SAHNEDEKİ CANAVAR BU MU?
“Mazhar – Fuat – Özkan dağılırsa festivaller biter,”
yazmıştı bir gün birisi sosyal medyada. Biraz ironi, biraz serzenişle, “Şebnem
Ferah dağılmazsa bitmez,” yazmıştım cevaben. Bunca yıldır festival listelerinin
başında adı geçiyorsa, bu bir talebin, bir tercihin karşılığı şüphesiz; boşuna
değil. Aynı güç ve etkide alternatifleri çıkmadıysa bunca zaman, bunu sektörel
dayatmalarla açıklamak akılcı gelmiyor bana.
Evet çoğu zaman kötü giyiniyor ve bir ‘rocker’dan
beklenmeyecek kadar rüküş. Evet, bir yerde karşılaşıp tanıştığınızda “Ben
Şebnem” diyerek elini uzatacak kadar mütevazı, çekingen, “evimizin kızı”

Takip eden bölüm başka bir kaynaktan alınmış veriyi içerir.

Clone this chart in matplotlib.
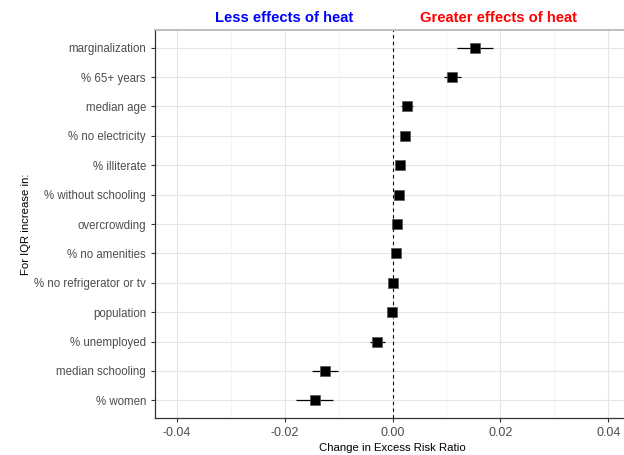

diyebileceğiniz kadar edepli, usturuplu. “O şarkıları bu kadın nasıl yazmış
olabilir? Peki sahnedeki o canavar da sahiden bu mu?” diye sormuşumdur mesela
ben aynı ortamlarda bulunduğumuzda. O da onun sırrı ya da bizim sığlığımız,
bilemeyiz.
Şebnem Ferah’ın beş yıllık bir aradan sonra bugünlerde Pasaj
Müzik etiketiyle piyasaya çıkan yeni albümü “Parmak İzi” adını taşıyor. Tamamen
yeni şarkılardan oluşan bu albüm hem alışageldiğimiz Şebnem Ferah’ı bize
kavuştururken hem de giderek kötüleyen müzik piyasasına dair umut yeşertiyor.
Hayat Kemalettin Tuğcu romanlarındaki kötü karakterleri bile bize aratır hâle
gelmişken, “Vicdan” diye haykırıyor Şebnem. Sonra “Sözde Namus”dan dem vuruyor,
“hâlâ devam ediyor tecavüz,” diyor şarkı sözlerinde bir şarkının
kaldırabileceğinden çok daha sertini söylemek pahasına. “Umudu bulmanın var bir
yolu,” diyor albüme son noktayı koyarken sonra. Umutsuzluğun, acının,
karanlığın içinde umudun çok daha çabuk, çok daha güçlü boy verdiğini Şebnem
sezeli çok olmuş. Çok şarkı yazmış bunu bize hissettiren. Bu albümün satır
aralarında da saklı. Bakmayın siz benim Kemalettin Tuğcu çıkarımlarıma.